According to Rose, audience methodologies became most prevalent in the 1980’s when television began to expand broadcasting channels through cable companies; households suddenly had a multitude of channel options paired with emerging technology and tastes. Rose credits Stuart Hall with an updated ethnographic model with two processes: encoding and decoding. According to Hall, encoding is considered mass-media driven and partially defines the linear approach of sender to receiver, resulting with the support of cultural norms. Hall asserts encoding is essentially a widely accepted state of semiotic structure and isn’t generally challenged. Decoding, however, is quite the opposite; audiences are thought to react to various images and content by either aligning or challenging content or some variation of both alignment and challenge. Hegemony is further described as the actual power being maintained by these cultural norms happening during the explosion of media.
Today, because the options for viewing television and imagery are continually expanding, ethnographic approaches continue to dominate audience studies. This is done through observation, interviewing and research field notes detailing what an audience does with images and content as visual culture. Rose suggests this expansion of choices in mass media creates a need for a breakdown of viewer groups. Rose defines these categories as, of course, traditional audience (viewers), fans and users. Fans, as Rose quotes (Jenkins, 1992, p.23), “…spectators who transform the experience of watching television into a rich and complex participatory culture.” (Rose, 2016, p.260). Fans spread the images beyond the scope of viewing by emulating characters, collecting memorabilia, and often forging their own stories of characters expanding the content across multiple platforms. Fans often discuss characters and content at length as a means of extending their beliefs to peers. Users, alternately, are defined by Rose as participants in the image and content itself. For example, in television shows such as Dancing With the Stars or The Voice, audiences are enticed to participate in real time by texting or phoning in a vote for a favorite team. Additionally, some television shows like The Bachelor invites viewers to comment online through Twitter or Instagram during airtime. However, to be noted, with respect to decoding, fans and users should not be considered any more or less resistant than traditional users as the power remains with mass-media. For example, an anti-fan or an internet troll is still being counted in statistical driven analytics and often invite the same level of attention as an aligned viewer.
As discussed in chapter ten, audience studies exist to explore what and how an audience interprets while watching. To analyze this information, three types of methods can be used. The first being a one-on-one interview, second, group interview and thirdly, the family interview which is generally conducted in the home. While these are not exhaustive, Rose introduces both David Morley and Ann Gray as researchers in the field of audience study and its interpretation. Both primarily use group interviews as a basis, but in different ways.

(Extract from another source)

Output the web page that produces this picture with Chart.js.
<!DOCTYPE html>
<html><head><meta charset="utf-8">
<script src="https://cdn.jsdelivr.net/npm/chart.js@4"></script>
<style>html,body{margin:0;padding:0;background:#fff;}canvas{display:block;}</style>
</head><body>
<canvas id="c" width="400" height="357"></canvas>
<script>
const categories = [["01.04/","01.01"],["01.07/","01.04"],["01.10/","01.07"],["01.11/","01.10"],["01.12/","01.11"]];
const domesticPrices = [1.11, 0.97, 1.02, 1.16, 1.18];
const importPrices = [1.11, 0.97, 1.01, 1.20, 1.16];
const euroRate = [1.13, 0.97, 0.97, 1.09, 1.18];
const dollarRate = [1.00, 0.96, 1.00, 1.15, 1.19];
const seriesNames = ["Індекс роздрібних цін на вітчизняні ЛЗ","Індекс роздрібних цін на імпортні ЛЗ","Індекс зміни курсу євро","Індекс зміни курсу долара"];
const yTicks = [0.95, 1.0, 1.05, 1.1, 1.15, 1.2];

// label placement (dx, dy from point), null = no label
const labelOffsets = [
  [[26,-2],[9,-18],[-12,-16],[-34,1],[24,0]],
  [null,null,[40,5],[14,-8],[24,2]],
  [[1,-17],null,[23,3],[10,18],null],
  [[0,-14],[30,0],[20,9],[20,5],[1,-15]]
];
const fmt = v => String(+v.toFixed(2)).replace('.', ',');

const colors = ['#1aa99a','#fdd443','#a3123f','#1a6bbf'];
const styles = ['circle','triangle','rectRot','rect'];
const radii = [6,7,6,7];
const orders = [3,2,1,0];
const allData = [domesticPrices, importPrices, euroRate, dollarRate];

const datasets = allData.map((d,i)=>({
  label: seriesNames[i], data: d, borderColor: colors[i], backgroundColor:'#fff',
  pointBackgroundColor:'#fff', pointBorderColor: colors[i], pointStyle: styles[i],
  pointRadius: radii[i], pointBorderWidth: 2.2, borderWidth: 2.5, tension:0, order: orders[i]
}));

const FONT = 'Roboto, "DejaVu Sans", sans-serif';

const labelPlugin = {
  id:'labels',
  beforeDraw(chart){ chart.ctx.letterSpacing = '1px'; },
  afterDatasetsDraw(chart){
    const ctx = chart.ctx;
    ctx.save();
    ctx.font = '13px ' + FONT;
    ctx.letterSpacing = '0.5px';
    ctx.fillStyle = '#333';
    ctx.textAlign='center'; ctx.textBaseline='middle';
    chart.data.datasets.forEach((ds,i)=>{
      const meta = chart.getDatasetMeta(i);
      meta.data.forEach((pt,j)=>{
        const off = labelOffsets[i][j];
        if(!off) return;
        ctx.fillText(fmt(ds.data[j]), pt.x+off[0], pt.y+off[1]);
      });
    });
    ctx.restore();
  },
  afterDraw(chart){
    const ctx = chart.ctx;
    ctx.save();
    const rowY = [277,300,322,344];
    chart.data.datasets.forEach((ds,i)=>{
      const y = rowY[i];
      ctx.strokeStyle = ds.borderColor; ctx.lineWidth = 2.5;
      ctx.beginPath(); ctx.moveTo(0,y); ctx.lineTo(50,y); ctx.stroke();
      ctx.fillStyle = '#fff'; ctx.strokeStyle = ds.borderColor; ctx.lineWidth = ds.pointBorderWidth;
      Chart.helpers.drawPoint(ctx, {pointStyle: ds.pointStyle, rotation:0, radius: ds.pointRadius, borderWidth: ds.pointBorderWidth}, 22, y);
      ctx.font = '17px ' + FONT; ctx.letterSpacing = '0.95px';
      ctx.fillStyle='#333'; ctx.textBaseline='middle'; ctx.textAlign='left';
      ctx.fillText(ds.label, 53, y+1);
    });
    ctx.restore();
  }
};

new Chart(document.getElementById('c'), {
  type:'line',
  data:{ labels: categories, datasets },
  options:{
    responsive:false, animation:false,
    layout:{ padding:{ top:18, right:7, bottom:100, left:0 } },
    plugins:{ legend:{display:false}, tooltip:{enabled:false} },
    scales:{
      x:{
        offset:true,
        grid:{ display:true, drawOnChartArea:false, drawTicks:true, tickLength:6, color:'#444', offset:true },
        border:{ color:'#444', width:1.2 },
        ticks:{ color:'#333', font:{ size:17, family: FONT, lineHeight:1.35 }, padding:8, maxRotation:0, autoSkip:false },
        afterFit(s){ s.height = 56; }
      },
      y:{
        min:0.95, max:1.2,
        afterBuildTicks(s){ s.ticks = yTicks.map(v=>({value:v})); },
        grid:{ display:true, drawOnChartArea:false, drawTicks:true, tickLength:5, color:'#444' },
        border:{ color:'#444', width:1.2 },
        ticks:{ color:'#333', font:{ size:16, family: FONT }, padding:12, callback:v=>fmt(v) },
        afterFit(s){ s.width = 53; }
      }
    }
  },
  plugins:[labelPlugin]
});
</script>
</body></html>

Morley was keen on using pre-selected groups together, while Gray felt groups in this situation may incorporate group dynamics potentially evoking non-authentic responses, therefore she chose pre-existing groups by demographic and asked for written responses. Both methods survey a large sampling of unique audiences and take considerable time to elicit sound findings. When planning a study, Rose lists James Lull’s four things to take into consideration when beginning a study which include, access to an audience, non-obtrusive observation and how to collect and analyze data. We are also reminded through the work of Valerie Walkerdine, the researcher can have a bias or impact on the researched. And Marie Gillespie considers more closely the site of audiencing, as it is changing dramatically; it has expanded to more public locations and this is a considerable factor for interpretation.

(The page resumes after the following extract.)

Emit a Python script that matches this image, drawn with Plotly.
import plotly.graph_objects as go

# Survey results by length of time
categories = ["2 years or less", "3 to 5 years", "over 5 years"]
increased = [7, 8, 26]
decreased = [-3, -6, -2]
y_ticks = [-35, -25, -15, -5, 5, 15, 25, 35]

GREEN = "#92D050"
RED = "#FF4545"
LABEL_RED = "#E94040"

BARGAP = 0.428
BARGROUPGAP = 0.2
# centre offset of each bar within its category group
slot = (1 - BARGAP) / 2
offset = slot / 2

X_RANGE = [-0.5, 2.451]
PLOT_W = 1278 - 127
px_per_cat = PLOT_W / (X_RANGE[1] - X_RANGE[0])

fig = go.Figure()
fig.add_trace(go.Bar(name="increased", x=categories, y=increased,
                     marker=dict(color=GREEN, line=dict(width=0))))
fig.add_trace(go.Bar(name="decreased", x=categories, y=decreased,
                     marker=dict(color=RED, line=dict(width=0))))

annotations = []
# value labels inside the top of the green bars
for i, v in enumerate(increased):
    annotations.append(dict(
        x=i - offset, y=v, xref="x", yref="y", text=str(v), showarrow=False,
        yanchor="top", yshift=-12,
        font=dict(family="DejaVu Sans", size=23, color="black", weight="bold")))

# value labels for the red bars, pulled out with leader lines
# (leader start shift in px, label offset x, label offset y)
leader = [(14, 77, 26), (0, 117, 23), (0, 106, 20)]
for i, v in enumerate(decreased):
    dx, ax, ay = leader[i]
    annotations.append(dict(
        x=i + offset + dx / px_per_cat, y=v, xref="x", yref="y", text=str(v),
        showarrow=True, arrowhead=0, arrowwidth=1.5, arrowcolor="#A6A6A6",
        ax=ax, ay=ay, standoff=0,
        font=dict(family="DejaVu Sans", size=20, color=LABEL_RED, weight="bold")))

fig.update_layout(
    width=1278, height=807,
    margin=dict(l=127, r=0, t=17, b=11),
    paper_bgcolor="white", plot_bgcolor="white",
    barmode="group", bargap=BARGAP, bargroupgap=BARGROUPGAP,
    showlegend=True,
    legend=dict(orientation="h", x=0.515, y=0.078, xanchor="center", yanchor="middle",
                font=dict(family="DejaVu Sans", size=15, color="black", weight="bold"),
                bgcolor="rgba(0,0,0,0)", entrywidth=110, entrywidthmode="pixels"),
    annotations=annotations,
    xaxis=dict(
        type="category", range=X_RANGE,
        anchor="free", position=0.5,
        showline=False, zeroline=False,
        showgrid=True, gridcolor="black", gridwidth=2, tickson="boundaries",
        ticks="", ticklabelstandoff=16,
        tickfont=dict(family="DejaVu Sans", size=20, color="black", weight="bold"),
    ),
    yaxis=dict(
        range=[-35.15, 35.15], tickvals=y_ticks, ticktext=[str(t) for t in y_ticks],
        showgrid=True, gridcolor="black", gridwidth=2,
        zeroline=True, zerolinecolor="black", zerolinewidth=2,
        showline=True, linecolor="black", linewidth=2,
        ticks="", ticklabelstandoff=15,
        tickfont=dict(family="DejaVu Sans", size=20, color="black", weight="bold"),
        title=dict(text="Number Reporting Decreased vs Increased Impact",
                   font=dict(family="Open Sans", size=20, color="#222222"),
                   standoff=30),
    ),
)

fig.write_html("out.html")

Finally, Rose covers the topic of Techno-Anthropology, which is broadly defined as the ethnographic study of technologies as objects; television as multi-modal, having materiality. Television can be watched, touched, moved, and decorated making the object constrained by context. For this reason, it is critical to take into consideration a technology and its visuality, context, location, diversity and define what might be happening simultaneously— as in non-media centric media study. Rose advises the reader/researcher to interpret these effects using discourse analysis and debunking assumptions about the image, content and user.
Over the course of chapter 10, Gillian Rose mainly discusses television, specifically, with the audience as the primary focus for this method of research. However, I would suggest the idea of audiencing as a method of research could broadly cover virtually any representation of visual culture as defined by Rose in chapter one.
“Culture is a complex concept… Those meanings may be explicit or implicit, conscious, or unconscious, they may be felt as truth or fantasy, science or common sense; and they may be conveyed through everyday speech, elaborate rhetoric, high art, TV soap operas, dreams, movies or muzak; and different groups in a society will make sense of the world in different ways.” (Rose, 2016, p.2)
Additionally, I find Rose’s work keenly tied to the concept of user centered and user experience practice in the role of design and the respective design fields; and in some respects, further merging and blurring the lines of high art and design in visual culture today. While the advantages to using this methodology are discovering the complexities of engagement by audience members, Rose also discusses its drawbacks which largely rests in the complication of breadth and time constraints to do adequate research. There are further drawbacks than Rose has proposed.
Cambridge Analytica— a now defunct political marketing organization based in Europe— acquired access to private audience data from Facebook; the Cambridge Analytica team analyzed Facebook user information such as social identity, beliefs systems and political alignments to develop political advertising content targeting specific audiences for the Trump campaign. This kind of questionable audiencing methodology has been directly tied to the outcome of the US presidential election of 2016, Brexit, and a host of other political campaigns globally.
While it could be said this audience methodology was conducted prior to the development of political content advertising by Cambridge Analytica, it is the Facebook user responses to previously posted political images and respective user comments and beliefs systems about this imagery that became the driving force behind the Trump campaign strategy. It can be said then, the results of Cambridge Analytica’s audience research led to a strong impact on election results, leading us to consider this methodology as a kind of communication warfare. Which begs the question: How do we ensure audience methodology is used responsibly? Or how can we regulate its use in a responsibly way? I feel, in this case, empathy for the audience is essentially the missing component in audience methodology and divergent in nature from user centered approaches as used in design.